- DIRECTIONS -
Find every line in the records below that holds the word "standalone", and copy it out.

- PROVIDED ENTRIES -
______________________________

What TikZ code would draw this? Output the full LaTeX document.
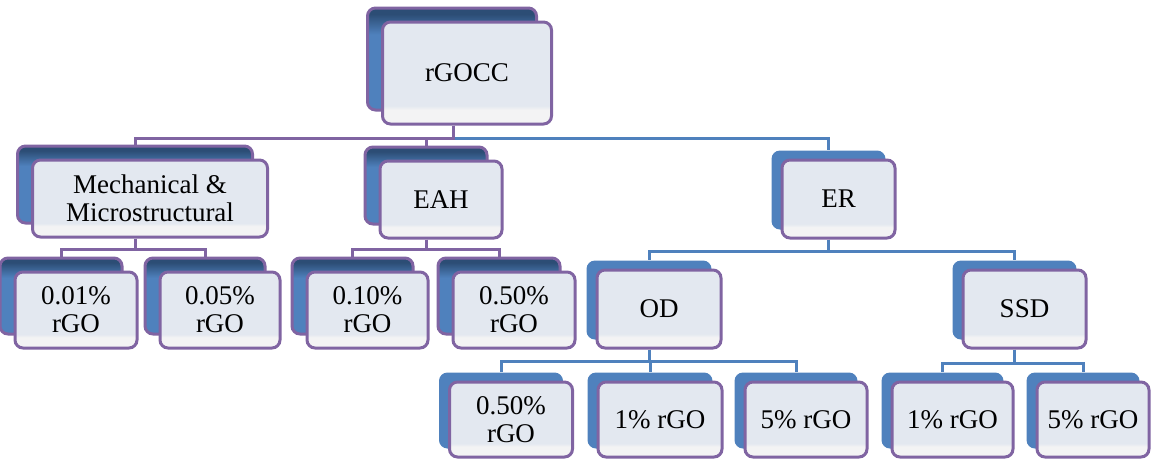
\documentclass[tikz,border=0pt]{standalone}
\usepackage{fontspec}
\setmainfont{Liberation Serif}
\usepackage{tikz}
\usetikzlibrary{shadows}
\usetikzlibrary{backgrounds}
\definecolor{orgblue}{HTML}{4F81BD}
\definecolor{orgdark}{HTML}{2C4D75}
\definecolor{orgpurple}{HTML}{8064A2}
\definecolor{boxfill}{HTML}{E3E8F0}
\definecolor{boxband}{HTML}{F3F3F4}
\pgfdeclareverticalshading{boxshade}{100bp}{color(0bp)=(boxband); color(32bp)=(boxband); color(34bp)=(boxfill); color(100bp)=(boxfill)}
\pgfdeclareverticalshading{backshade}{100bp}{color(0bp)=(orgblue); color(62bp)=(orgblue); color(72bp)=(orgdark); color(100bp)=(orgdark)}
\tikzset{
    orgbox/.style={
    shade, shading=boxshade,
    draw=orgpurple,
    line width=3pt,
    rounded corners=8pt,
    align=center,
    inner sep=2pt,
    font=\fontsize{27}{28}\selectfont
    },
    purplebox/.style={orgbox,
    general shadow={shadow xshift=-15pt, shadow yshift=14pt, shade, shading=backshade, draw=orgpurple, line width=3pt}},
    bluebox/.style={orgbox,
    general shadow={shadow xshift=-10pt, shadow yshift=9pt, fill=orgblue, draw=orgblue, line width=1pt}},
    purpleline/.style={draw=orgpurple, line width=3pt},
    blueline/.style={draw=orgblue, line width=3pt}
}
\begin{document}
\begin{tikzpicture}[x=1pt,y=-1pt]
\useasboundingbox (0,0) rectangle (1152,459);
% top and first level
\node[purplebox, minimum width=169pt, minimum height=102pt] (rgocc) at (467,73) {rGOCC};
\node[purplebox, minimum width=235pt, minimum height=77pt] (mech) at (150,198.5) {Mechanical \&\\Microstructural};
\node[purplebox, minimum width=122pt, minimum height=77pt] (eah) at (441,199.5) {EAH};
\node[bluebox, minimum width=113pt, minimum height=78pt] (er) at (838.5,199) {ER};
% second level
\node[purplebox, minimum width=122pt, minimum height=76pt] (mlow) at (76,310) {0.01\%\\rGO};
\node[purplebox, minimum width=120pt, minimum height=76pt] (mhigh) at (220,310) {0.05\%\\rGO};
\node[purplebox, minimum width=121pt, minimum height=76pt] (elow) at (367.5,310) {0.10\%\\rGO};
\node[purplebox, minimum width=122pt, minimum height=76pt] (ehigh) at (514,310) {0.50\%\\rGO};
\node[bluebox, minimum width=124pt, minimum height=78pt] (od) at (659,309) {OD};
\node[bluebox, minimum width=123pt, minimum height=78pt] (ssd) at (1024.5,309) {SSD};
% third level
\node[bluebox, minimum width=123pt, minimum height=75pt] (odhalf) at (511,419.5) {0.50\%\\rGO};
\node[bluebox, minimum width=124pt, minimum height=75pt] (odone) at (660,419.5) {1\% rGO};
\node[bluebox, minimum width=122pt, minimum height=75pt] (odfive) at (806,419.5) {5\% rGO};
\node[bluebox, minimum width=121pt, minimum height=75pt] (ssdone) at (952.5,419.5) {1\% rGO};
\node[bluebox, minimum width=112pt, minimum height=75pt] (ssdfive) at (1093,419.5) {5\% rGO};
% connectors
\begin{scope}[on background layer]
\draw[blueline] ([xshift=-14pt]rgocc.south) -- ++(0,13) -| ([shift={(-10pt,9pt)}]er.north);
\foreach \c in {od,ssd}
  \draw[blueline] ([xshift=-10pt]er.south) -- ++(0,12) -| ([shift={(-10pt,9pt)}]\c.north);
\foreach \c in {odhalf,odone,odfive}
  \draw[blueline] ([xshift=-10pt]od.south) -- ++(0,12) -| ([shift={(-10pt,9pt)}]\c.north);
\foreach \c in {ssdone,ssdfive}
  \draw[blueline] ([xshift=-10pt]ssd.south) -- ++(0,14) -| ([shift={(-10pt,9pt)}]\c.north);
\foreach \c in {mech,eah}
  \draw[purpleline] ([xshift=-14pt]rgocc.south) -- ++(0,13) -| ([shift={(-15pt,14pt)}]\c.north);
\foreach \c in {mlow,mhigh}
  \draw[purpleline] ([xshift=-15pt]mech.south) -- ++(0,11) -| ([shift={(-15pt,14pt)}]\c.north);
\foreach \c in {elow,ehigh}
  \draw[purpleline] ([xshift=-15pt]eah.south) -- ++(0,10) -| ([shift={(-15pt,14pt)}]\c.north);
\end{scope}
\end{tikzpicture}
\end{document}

______________________________

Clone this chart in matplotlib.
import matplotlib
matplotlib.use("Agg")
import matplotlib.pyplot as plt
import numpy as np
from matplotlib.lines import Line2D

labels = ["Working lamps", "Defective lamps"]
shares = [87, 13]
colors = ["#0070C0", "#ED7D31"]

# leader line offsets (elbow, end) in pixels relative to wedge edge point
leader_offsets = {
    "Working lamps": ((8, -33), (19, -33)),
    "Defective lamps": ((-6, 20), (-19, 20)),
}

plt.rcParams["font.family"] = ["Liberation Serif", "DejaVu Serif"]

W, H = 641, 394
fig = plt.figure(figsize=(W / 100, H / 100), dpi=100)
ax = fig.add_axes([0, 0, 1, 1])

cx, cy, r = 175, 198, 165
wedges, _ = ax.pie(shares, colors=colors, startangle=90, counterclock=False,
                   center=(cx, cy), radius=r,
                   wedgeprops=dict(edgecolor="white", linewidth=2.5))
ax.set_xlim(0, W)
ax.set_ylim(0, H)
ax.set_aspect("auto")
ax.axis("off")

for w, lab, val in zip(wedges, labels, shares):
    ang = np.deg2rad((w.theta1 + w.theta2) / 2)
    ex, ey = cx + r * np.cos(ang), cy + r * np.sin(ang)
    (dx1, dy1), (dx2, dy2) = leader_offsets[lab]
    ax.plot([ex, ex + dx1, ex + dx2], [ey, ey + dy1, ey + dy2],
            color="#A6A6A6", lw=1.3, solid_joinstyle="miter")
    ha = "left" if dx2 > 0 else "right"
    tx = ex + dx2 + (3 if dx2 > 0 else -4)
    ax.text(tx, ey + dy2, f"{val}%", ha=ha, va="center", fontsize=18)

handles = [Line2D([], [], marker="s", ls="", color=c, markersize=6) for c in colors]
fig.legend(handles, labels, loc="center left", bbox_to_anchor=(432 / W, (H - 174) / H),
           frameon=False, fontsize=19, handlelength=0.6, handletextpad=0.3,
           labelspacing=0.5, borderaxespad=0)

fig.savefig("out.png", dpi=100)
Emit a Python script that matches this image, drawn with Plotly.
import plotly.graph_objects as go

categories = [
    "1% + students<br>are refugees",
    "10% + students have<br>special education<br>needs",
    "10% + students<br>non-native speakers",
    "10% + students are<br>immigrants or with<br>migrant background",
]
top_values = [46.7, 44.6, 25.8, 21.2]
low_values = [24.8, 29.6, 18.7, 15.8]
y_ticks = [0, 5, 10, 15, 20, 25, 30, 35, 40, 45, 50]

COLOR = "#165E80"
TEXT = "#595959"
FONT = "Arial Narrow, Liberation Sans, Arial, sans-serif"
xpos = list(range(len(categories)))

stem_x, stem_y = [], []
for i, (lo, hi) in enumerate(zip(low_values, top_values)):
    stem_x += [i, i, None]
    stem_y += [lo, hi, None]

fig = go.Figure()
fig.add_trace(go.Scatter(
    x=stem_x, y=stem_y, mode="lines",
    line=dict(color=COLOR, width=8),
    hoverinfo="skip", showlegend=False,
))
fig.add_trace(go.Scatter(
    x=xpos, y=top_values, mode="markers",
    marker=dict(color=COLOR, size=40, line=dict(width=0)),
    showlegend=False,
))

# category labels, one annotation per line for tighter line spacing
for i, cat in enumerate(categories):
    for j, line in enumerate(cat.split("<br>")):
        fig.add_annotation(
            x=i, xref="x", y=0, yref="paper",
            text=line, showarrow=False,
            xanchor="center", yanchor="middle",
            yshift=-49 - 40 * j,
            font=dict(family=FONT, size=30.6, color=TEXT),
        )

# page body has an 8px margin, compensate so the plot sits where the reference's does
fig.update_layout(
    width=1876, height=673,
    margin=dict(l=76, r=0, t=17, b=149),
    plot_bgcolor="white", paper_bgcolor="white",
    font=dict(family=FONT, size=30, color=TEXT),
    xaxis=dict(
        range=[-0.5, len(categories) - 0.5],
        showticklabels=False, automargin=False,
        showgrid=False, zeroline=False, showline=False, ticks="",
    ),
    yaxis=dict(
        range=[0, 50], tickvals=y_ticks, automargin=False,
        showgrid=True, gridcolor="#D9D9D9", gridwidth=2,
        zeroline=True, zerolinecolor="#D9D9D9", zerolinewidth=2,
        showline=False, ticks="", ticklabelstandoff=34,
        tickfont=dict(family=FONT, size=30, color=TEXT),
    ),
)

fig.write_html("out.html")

______________________________

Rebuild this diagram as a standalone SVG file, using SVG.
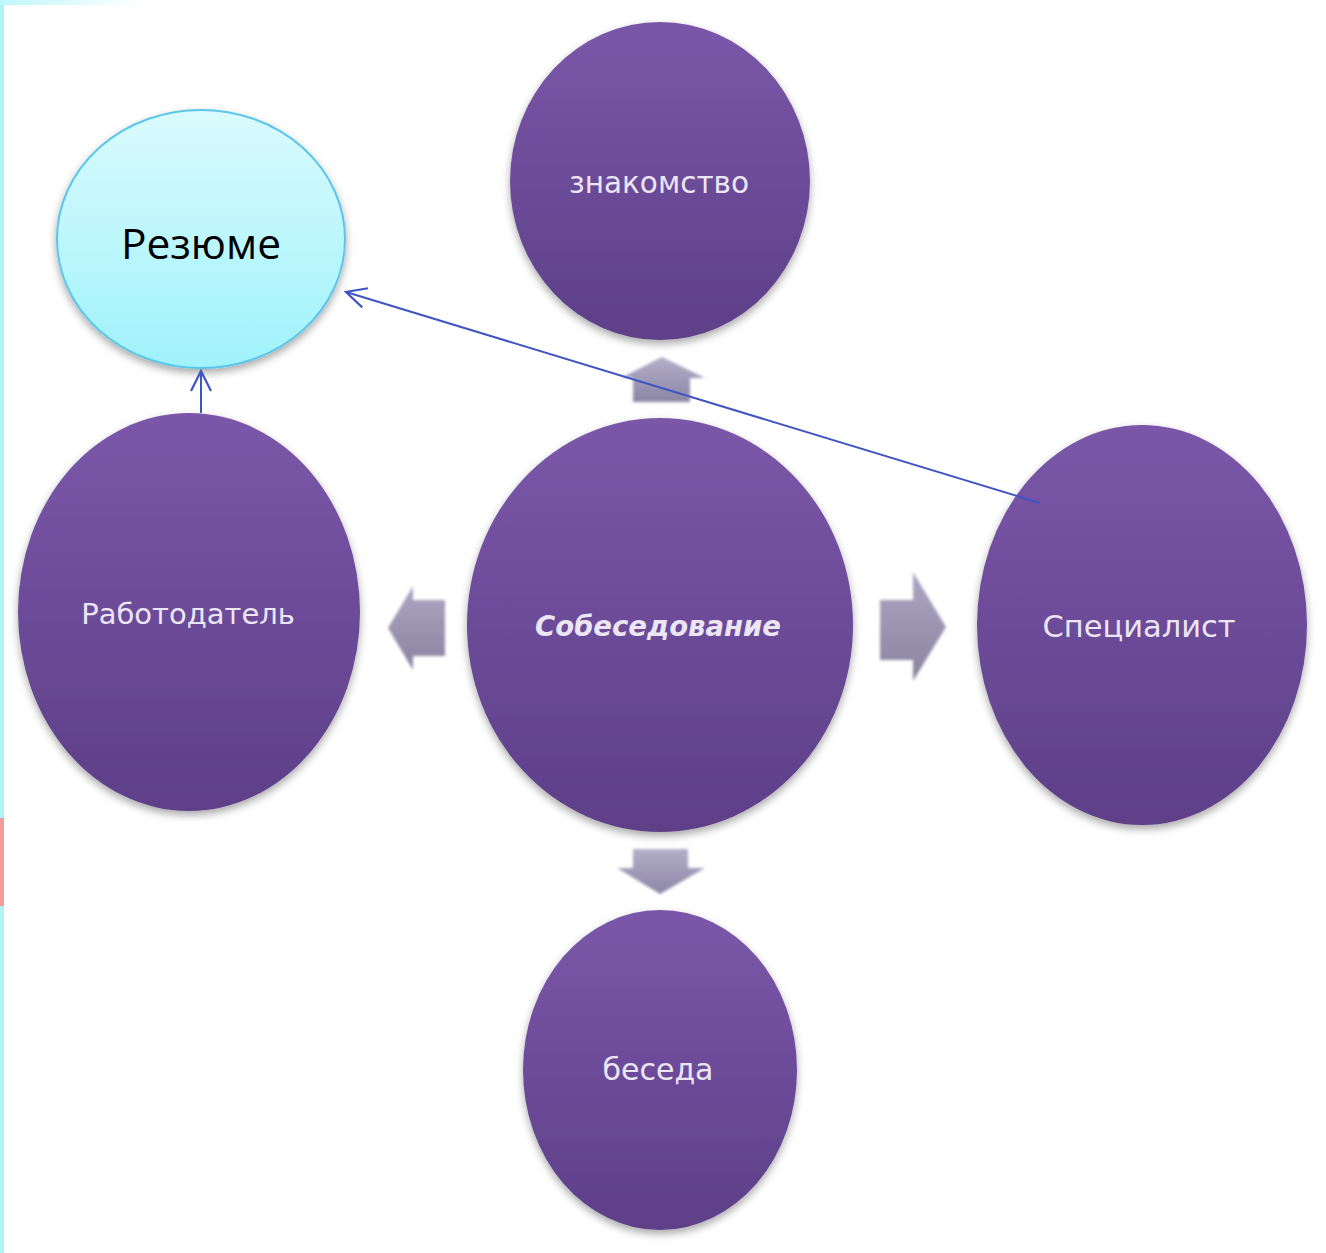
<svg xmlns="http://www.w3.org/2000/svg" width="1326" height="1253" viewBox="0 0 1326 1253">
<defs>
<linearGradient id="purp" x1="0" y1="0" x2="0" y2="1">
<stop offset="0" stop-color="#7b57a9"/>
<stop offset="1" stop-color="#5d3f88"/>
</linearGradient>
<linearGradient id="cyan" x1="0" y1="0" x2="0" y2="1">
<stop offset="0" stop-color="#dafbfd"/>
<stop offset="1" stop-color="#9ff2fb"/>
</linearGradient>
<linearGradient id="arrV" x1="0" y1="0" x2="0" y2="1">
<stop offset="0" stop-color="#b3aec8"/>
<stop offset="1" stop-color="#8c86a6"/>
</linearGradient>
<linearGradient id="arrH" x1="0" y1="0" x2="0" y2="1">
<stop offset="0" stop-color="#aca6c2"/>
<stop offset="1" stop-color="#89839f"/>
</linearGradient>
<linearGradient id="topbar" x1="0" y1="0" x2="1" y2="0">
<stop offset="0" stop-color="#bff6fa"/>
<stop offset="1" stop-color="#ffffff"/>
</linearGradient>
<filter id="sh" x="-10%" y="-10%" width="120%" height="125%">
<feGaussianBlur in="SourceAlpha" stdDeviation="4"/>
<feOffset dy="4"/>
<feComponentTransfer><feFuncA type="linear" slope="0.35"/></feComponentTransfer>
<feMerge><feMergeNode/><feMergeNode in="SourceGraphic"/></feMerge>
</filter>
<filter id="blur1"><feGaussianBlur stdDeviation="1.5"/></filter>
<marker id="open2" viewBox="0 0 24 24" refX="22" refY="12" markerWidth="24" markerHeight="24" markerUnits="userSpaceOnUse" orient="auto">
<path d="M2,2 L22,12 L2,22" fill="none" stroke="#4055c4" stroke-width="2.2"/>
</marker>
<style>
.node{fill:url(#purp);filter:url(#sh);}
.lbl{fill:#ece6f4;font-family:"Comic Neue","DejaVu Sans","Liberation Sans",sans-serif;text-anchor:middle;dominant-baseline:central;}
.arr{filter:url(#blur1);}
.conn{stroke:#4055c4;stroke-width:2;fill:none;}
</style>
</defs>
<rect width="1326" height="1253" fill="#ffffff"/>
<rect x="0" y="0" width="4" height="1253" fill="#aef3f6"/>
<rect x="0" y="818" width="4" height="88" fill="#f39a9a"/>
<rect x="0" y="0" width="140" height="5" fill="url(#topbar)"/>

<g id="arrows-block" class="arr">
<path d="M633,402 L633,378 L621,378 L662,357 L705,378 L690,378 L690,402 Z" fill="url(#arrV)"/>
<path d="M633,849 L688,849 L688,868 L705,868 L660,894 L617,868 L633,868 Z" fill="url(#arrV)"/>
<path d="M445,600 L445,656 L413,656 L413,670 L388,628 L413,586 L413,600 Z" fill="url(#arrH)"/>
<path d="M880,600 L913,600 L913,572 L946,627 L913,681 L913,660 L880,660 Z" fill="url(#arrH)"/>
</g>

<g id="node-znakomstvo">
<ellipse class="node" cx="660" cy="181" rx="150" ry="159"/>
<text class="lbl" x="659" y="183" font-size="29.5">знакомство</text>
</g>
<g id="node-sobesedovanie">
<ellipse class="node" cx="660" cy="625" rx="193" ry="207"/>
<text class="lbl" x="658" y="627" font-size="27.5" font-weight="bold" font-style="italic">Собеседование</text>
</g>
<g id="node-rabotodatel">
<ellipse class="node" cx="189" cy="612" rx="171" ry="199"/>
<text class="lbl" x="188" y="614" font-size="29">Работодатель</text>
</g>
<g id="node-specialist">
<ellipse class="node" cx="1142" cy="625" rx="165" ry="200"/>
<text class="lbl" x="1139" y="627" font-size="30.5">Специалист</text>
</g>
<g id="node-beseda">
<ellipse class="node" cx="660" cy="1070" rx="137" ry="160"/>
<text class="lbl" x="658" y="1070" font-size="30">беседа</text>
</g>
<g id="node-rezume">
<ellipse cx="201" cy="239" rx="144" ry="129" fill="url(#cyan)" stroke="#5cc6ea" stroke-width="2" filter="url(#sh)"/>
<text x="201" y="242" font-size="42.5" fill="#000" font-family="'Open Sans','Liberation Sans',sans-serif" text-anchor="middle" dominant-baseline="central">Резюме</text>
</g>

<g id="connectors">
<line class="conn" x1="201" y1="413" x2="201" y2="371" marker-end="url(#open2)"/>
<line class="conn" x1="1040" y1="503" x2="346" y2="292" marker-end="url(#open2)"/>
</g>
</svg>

______________________________

- TASK RESULT -
\documentclass[tikz,border=0pt]{standalone}
Rebuild this diagram as a standalone SVG file, using SVG.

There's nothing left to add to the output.